> Records for the exercise:
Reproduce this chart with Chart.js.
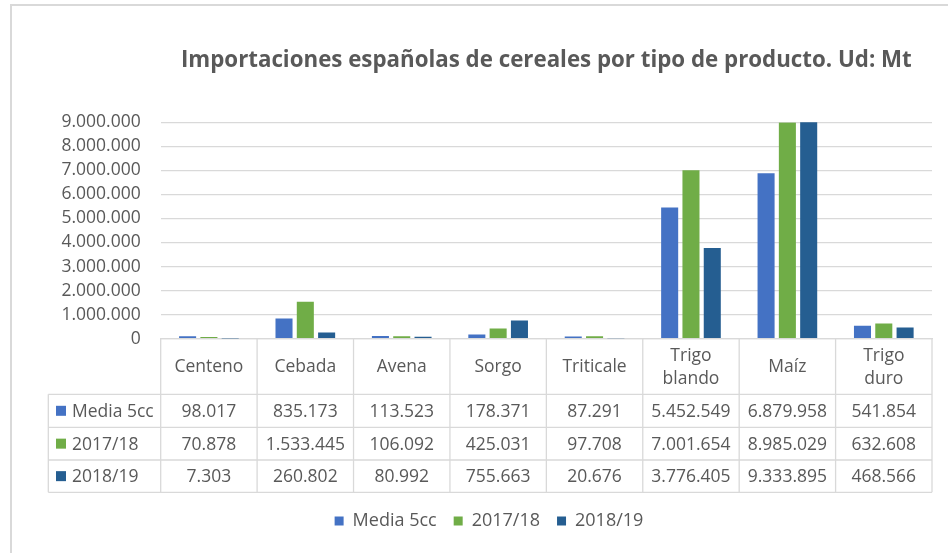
<!DOCTYPE html>
<html>
<head>
<meta charset="utf-8">
<script src="https://cdn.jsdelivr.net/npm/chart.js@4/dist/chart.umd.min.js"></script>
<style>
  html, body { margin: 0; padding: 0; background: #ffffff; }
  #wrap { position: relative; width: 948px; height: 553px; overflow: hidden; background: #ffffff; }
  #frame { position: absolute; left: 10px; top: 4px; width: 940px; height: 560px;
           border-top: 2px solid #d9d9d9; border-left: 2px solid #d9d9d9; pointer-events: none; }
  canvas { position: absolute; left: 0; top: 0; }
</style>
</head>
<body>
<div id="wrap">
  <canvas id="c" width="948" height="553"></canvas>
  <div id="frame"></div>
</div>
<script>
const categories = ['Centeno', 'Cebada', 'Avena', 'Sorgo', 'Triticale', 'Trigo blando', 'Maíz', 'Trigo duro'];
const categoryLines = [['Centeno'], ['Cebada'], ['Avena'], ['Sorgo'], ['Triticale'], ['Trigo', 'blando'], ['Maíz'], ['Trigo', 'duro']];
const seriesNames = ['Media 5cc', '2017/18', '2018/19'];
const media5cc = [98017, 835173, 113523, 178371, 87291, 5452549, 6879958, 541854];
const y201718 = [70878, 1533445, 106092, 425031, 97708, 7001654, 8985029, 632608];
const y201819 = [7303, 260802, 80992, 755663, 20676, 3776405, 9333895, 468566];
const yTicks = [0, 1000000, 2000000, 3000000, 4000000, 5000000, 6000000, 7000000, 8000000, 9000000];
const titleText = 'Importaciones españolas de cereales por tipo de producto. Ud: Mt';

const colors = ['#4472C4', '#70AD47', '#255E91'];
const textColor = '#595959';
const gridColor = '#d9d9d9';
const FONT = "'Open Sans', sans-serif";

function fmt(n) {
  return String(Math.round(n)).replace(/\B(?=(\d{3})+(?!\d))/g, '.');
}

const seriesData = [media5cc, y201718, y201819];

const dataTablePlugin = {
  id: 'dataTable',
  afterDraw(chart) {
    const ctx = chart.ctx;
    const xs = chart.scales.x;
    const area = chart.chartArea;
    const n = categories.length;
    const cw = (area.right - area.left) / n;
    const top = area.bottom;
    const rowTops = [394.3, 427.3, 460, 492.3];
    const tableLeft = 48.3;
    ctx.save();
    ctx.strokeStyle = gridColor;
    ctx.lineWidth = 1.3;
    rowTops.forEach(y => {
      ctx.beginPath();
      ctx.moveTo(tableLeft, y);
      ctx.lineTo(area.right, y);
      ctx.stroke();
    });
    ctx.beginPath();
    ctx.moveTo(tableLeft, rowTops[0]);
    ctx.lineTo(tableLeft, rowTops[3]);
    ctx.stroke();
    for (let i = 0; i <= n; i++) {
      const x = area.left + i * cw;
      ctx.beginPath();
      ctx.moveTo(x, top);
      ctx.lineTo(x, rowTops[3]);
      ctx.stroke();
    }
    ctx.fillStyle = textColor;
    ctx.font = "17.5px " + FONT;
    ctx.textAlign = 'center';
    ctx.textBaseline = 'middle';
    const headerMid = (top + rowTops[0]) / 2;
    const lh = 23;
    for (let i = 0; i < n; i++) {
      const cx = xs.getPixelForValue(i);
      const lines = categoryLines[i];
      const start = headerMid - (lines.length - 1) * lh / 2;
      lines.forEach((t, k) => ctx.fillText(t, cx, start + k * lh + 1));
    }
    for (let r = 0; r < 3; r++) {
      const mid = (rowTops[r] + rowTops[r + 1]) / 2 + 1;
      ctx.fillStyle = colors[r];
      ctx.fillRect(56, mid - 6, 10, 10);
      ctx.fillStyle = textColor;
      ctx.textAlign = 'left';
      ctx.fillText(seriesNames[r], 72, mid);
      ctx.textAlign = 'center';
      for (let i = 0; i < n; i++) {
        ctx.fillText(fmt(seriesData[r][i]), xs.getPixelForValue(i), mid);
      }
    }
    ctx.restore();
  }
};

const chart = new Chart(document.getElementById('c'), {
  type: 'bar',
  data: {
    labels: categories,
    datasets: seriesNames.map((name, i) => ({
      label: name,
      data: seriesData[i],
      backgroundColor: colors[i],
      borderWidth: 0,
      categoryPercentage: 0.663,
      barPercentage: 0.8
    }))
  },
  options: {
    responsive: false,
    animation: false,
    devicePixelRatio: 1,
    layout: { padding: { left: 46, right: 16, top: 0, bottom: 13 } },
    plugins: {
      title: {
        display: true,
        text: titleText,
        fullSize: false,
        color: textColor,
        font: { family: FONT, size: 22.3, weight: 'bold', lineHeight: 1.2 },
        padding: { top: 47, bottom: 48.5 }
      },
      legend: {
        display: true,
        position: 'bottom',
        labels: {
          color: textColor,
          font: { family: FONT, size: 18 },
          boxWidth: 9,
          boxHeight: 9,
          padding: 17
        }
      },
      tooltip: { enabled: false }
    },
    scales: {
      x: {
        grid: { display: false },
        border: { display: true, color: gridColor, width: 1.3 },
        ticks: { display: false },
        afterFit(scale) { scale.height = 156.3; }
      },
      y: {
        min: 0,
        max: 9000000,
        afterBuildTicks(scale) { scale.ticks = yTicks.map(v => ({ value: v })); },
        grid: { color: gridColor, lineWidth: 1.3, drawTicks: false },
        border: { display: false },
        ticks: {
          color: textColor,
          font: { family: FONT, size: 17.5 },
          padding: 20,
          callback: v => fmt(v)
        },
        afterFit(scale) { scale.width = 114.7; }
      }
    }
  },
  plugins: [dataTablePlugin]
});
</script>
</body>
</html>
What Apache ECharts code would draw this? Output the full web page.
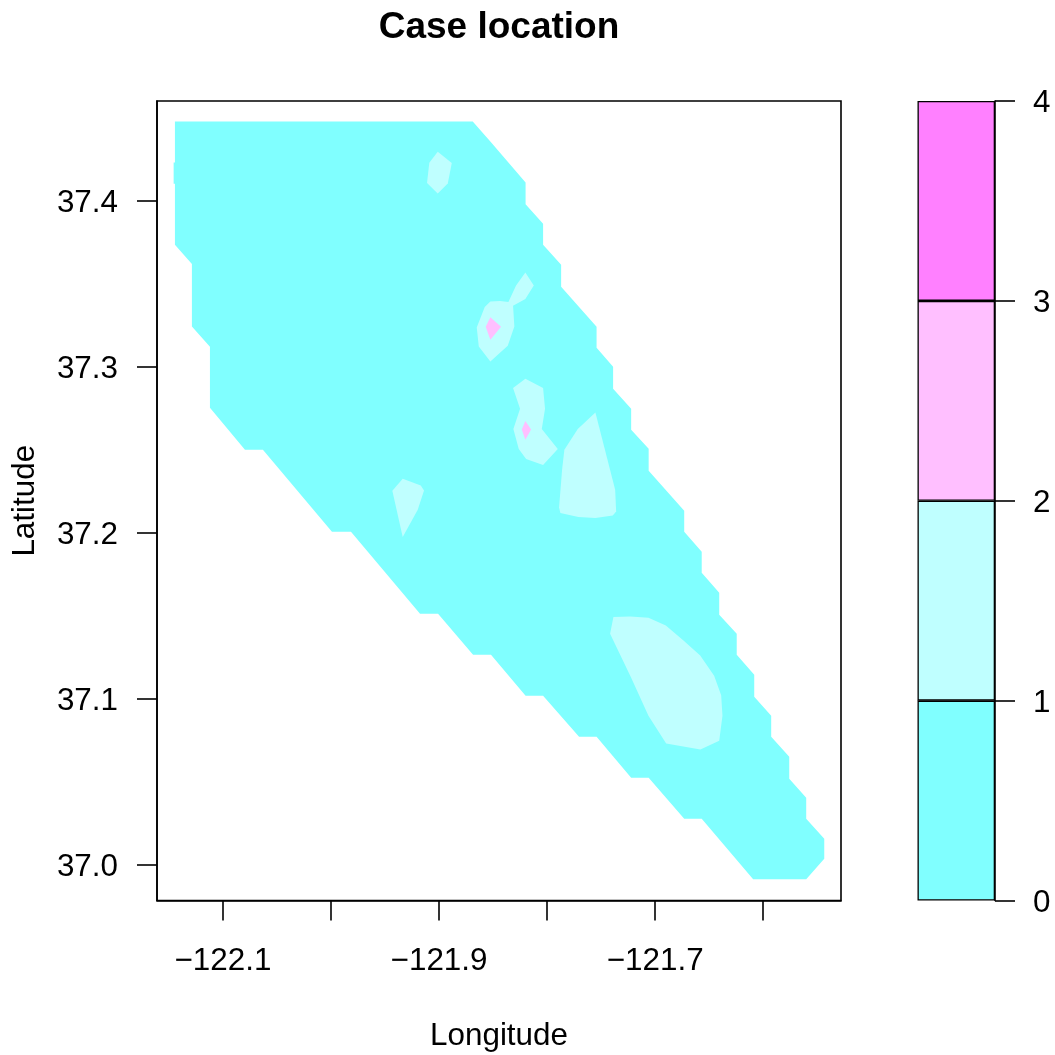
<!DOCTYPE html>
<html>
<head>
<meta charset="utf-8">
<style>html,body{margin:0;padding:0;background:#fff}#c{width:1055px;height:1055px}</style>
<script src="https://cdn.jsdelivr.net/npm/echarts@6/dist/echarts.min.js"></script>
</head>
<body>
<div id="c"></div>
<script>
const titleText = 'Case location';
const xName = 'Longitude';
const yName = 'Latitude';
const xTicks = [-122.1, -122.0, -121.9, -121.8, -121.7, -121.6];
const xLabelled = [-122.1, -121.9, -121.7];
const yTicks = [37.0, 37.1, 37.2, 37.3, 37.4];
const levelBreaks = [0, 1, 2, 3, 4];
const levelColors = ['#80FFFF', '#BFFFFF', '#FFBFFF', '#FF80FF'];

// Level 0-1 region
const region0 = [
[-122.1444,37.4478],[-121.8688,37.4478],[-121.8521,37.4354],[-121.8199,37.4110],[-121.8199,37.3979],
[-121.8037,37.3861],[-121.8037,37.3735],[-121.7870,37.3614],[-121.7870,37.3482],[-121.7542,37.3241],
[-121.7542,37.3114],[-121.7389,37.3000],[-121.7389,37.2867],[-121.7222,37.2747],[-121.7222,37.2620],
[-121.7060,37.2506],[-121.7060,37.2373],[-121.6731,37.2133],[-121.6731,37.2006],[-121.6569,37.1886],
[-121.6569,37.1759],[-121.6407,37.1639],[-121.6407,37.1506],[-121.6245,37.1392],[-121.6245,37.1265],
[-121.6083,37.1145],[-121.6083,37.1012],[-121.5926,37.0898],[-121.5926,37.0771],[-121.5759,37.0651],
[-121.5759,37.0518],[-121.5602,37.0404],[-121.5602,37.0277],[-121.5435,37.0157],[-121.5435,37.0036],
[-121.5602,36.9913],[-121.6093,36.9913],[-121.6569,37.0277],[-121.6731,37.0277],[-121.7060,37.0524],
[-121.7222,37.0524],[-121.7542,37.0771],[-121.7704,37.0771],[-121.8037,37.1018],[-121.8199,37.1018],
[-121.8519,37.1265],[-121.8685,37.1265],[-121.9009,37.1512],[-121.9176,37.1512],[-121.9815,37.2006],
[-121.9991,37.2006],[-122.0630,37.2500],[-122.0796,37.2500],[-122.1120,37.2753],[-122.1120,37.3120],
[-122.1287,37.3243],[-122.1287,37.3619],[-122.1444,37.3735],[-122.1444,37.4102],[-122.1456,37.4102],
[-122.1456,37.4231],[-122.1444,37.4231]
];

// Level 1-2 regions
const blobA = [[-121.9012,37.4295],[-121.8882,37.4227],[-121.8919,37.4104],[-121.9012,37.4044],[-121.9111,37.4107],[-121.9090,37.4229]];
const blobB = [[-121.8201,37.3568],[-121.8123,37.3490],[-121.8201,37.3408],[-121.8315,37.3367],[-121.8303,37.3243],[-121.8364,37.3127],[-121.8525,37.3032],[-121.8632,37.3122],[-121.8651,37.3237],[-121.8577,37.3360],[-121.8525,37.3393],[-121.8435,37.3396],[-121.8358,37.3390],[-121.8287,37.3490]];
const blobC = [[-121.8201,37.2928],[-121.8037,37.2872],[-121.8019,37.2747],[-121.8049,37.2625],[-121.7901,37.2504],[-121.8037,37.2408],[-121.8194,37.2444],[-121.8262,37.2504],[-121.8312,37.2625],[-121.8250,37.2747],[-121.8315,37.2872]];
const blobD = [[-121.7553,37.2725],[-121.7370,37.2259],[-121.7361,37.2128],[-121.7392,37.2104],[-121.7553,37.2089],[-121.7710,37.2095],[-121.7877,37.2119],[-121.7889,37.2152],[-121.7861,37.2380],[-121.7840,37.2500],[-121.7716,37.2625]];
const blobE = [[-121.9336,37.2325],[-121.9169,37.2285],[-121.9139,37.2255],[-121.9197,37.2139],[-121.9336,37.1974],[-121.9432,37.2253]];
const blobF = [[-121.7386,37.1492],[-121.7231,37.1496],[-121.7062,37.1488],[-121.6901,37.1442],[-121.6738,37.1351],[-121.6583,37.1261],[-121.6454,37.1139],[-121.6389,37.1022],[-121.6377,37.0898],[-121.6407,37.0747],[-121.6581,37.0695],[-121.6898,37.0731],[-121.7062,37.0898],[-121.7225,37.1131],[-121.7417,37.1392]];

// Level 2-3 regions
const peakB = [[-121.8525,37.3299],[-121.8426,37.3241],[-121.8525,37.3163],[-121.8568,37.3241]];
const peakC = [[-121.8201,37.2673],[-121.8148,37.2622],[-121.8201,37.2560],[-121.8234,37.2622]];

const polygons = [
  {pts: region0, level: 0},
  {pts: blobA, level: 1}, {pts: blobB, level: 1}, {pts: blobC, level: 1},
  {pts: blobD, level: 1}, {pts: blobE, level: 1}, {pts: blobF, level: 1},
  {pts: peakB, level: 2}, {pts: peakC, level: 2}
];

const FONT = '"Liberation Sans", Arial, sans-serif';
const INK = '#000';
const LW = 1.6;
const AXIS_FONT = 31.4;
const fmtX = v => '\u2212' + Math.abs(v).toFixed(1);

const chart = echarts.init(document.getElementById('c'), null, {renderer: 'canvas'});

const barSeries = levelColors.map((col, i) => ({
  type: 'bar', stack: 'key', xAxisIndex: 1, yAxisIndex: 1, barWidth: '100%',
  data: [levelBreaks[i + 1] - levelBreaks[i]],
  itemStyle: {color: col, borderColor: INK, borderWidth: 1.3},
  silent: true
}));

chart.setOption({
  animation: false,
  backgroundColor: '#fff',
  title: {
    text: titleText, left: 494, top: 4, textAlign: 'center',
    textStyle: {fontFamily: FONT, fontSize: 37, fontWeight: 'bold', color: INK}
  },
  grid: [
    {left: 157, top: 101, width: 684, height: 799.5, outerBoundsMode: 'none', containLabel: false, show: true, borderColor: INK, borderWidth: LW, backgroundColor: 'transparent'},
    {left: 917.5, top: 101, width: 77.5, height: 799.5, outerBoundsMode: 'none', containLabel: false, show: false}
  ],
  xAxis: [
    {
      type: 'value', gridIndex: 0, min: -122.161, max: -121.528, position: 'bottom',
      name: xName, nameLocation: 'center', nameGap: 120,
      nameTextStyle: {fontFamily: FONT, fontSize: AXIS_FONT, color: INK},
      splitLine: {show: false},
      axisLine: {show: true, lineStyle: {color: INK, width: LW}},
      axisTick: {show: true, length: 20, customValues: xTicks, lineStyle: {color: INK, width: LW}},
      axisLabel: {show: true, customValues: xLabelled, margin: 45, formatter: fmtX, fontFamily: FONT, fontSize: AXIS_FONT, color: INK, hideOverlap: false}
    },
    {
      type: 'category', gridIndex: 1, data: ['levels'],
      axisLine: {show: false}, axisTick: {show: false}, axisLabel: {show: false}, splitLine: {show: false}
    }
  ],
  yAxis: [
    {
      type: 'value', gridIndex: 0, min: 36.9785, max: 37.4601, position: 'left',
      name: yName, nameLocation: 'center', nameGap: 116, nameRotate: 90,
      nameTextStyle: {fontFamily: FONT, fontSize: AXIS_FONT, color: INK},
      splitLine: {show: false},
      axisLine: {show: true, lineStyle: {color: INK, width: LW}},
      axisTick: {show: true, length: 20, customValues: yTicks, lineStyle: {color: INK, width: LW}},
      axisLabel: {show: true, customValues: yTicks, margin: 39, verticalAlign: 'top', lineHeight: 5, formatter: v => v.toFixed(1), fontFamily: FONT, fontSize: AXIS_FONT, color: INK}
    },
    {
      type: 'value', gridIndex: 1, min: 0, max: 4, interval: 1, position: 'right',
      splitLine: {show: false},
      axisLine: {show: true, lineStyle: {color: INK, width: LW}},
      axisTick: {show: true, length: 20, lineStyle: {color: INK, width: LW}},
      axisLabel: {show: true, margin: 38, verticalAlign: 'top', lineHeight: 5, fontFamily: FONT, fontSize: AXIS_FONT, color: INK, showMinLabel: true, showMaxLabel: true}
    }
  ],
  series: [
    {
      type: 'custom', xAxisIndex: 0, yAxisIndex: 0, silent: true, clip: false,
      data: polygons.map((p, i) => [p.pts[0][0], p.pts[0][1], i]),
      encode: {x: 0, y: 1},
      renderItem: (params, api) => {
        const p = polygons[api.value(2)];
        return {
          type: 'polygon',
          shape: {points: p.pts.map(q => api.coord(q))},
          style: {fill: levelColors[p.level], stroke: null}
        };
      }
    }
  ].concat(barSeries)
});
</script>
</body>
</html>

> Challenge:
Take the records from their first line through the line containing "const titleText = 'Importaciones" and please return exactly those lines, both ends included, minus the pictures.

> Full solution:
Reproduce this chart with Chart.js.
<!DOCTYPE html>
<html>
<head>
<meta charset="utf-8">
<script src="https://cdn.jsdelivr.net/npm/chart.js@4/dist/chart.umd.min.js"></script>
<style>
  html, body { margin: 0; padding: 0; background: #ffffff; }
  #wrap { position: relative; width: 948px; height: 553px; overflow: hidden; background: #ffffff; }
  #frame { position: absolute; left: 10px; top: 4px; width: 940px; height: 560px;
           border-top: 2px solid #d9d9d9; border-left: 2px solid #d9d9d9; pointer-events: none; }
  canvas { position: absolute; left: 0; top: 0; }
</style>
</head>
<body>
<div id="wrap">
  <canvas id="c" width="948" height="553"></canvas>
  <div id="frame"></div>
</div>
<script>
const categories = ['Centeno', 'Cebada', 'Avena', 'Sorgo', 'Triticale', 'Trigo blando', 'Maíz', 'Trigo duro'];
const categoryLines = [['Centeno'], ['Cebada'], ['Avena'], ['Sorgo'], ['Triticale'], ['Trigo', 'blando'], ['Maíz'], ['Trigo', 'duro']];
const seriesNames = ['Media 5cc', '2017/18', '2018/19'];
const media5cc = [98017, 835173, 113523, 178371, 87291, 5452549, 6879958, 541854];
const y201718 = [70878, 1533445, 106092, 425031, 97708, 7001654, 8985029, 632608];
const y201819 = [7303, 260802, 80992, 755663, 20676, 3776405, 9333895, 468566];
const yTicks = [0, 1000000, 2000000, 3000000, 4000000, 5000000, 6000000, 7000000, 8000000, 9000000];
const titleText = 'Importaciones españolas de cereales por tipo de producto. Ud: Mt';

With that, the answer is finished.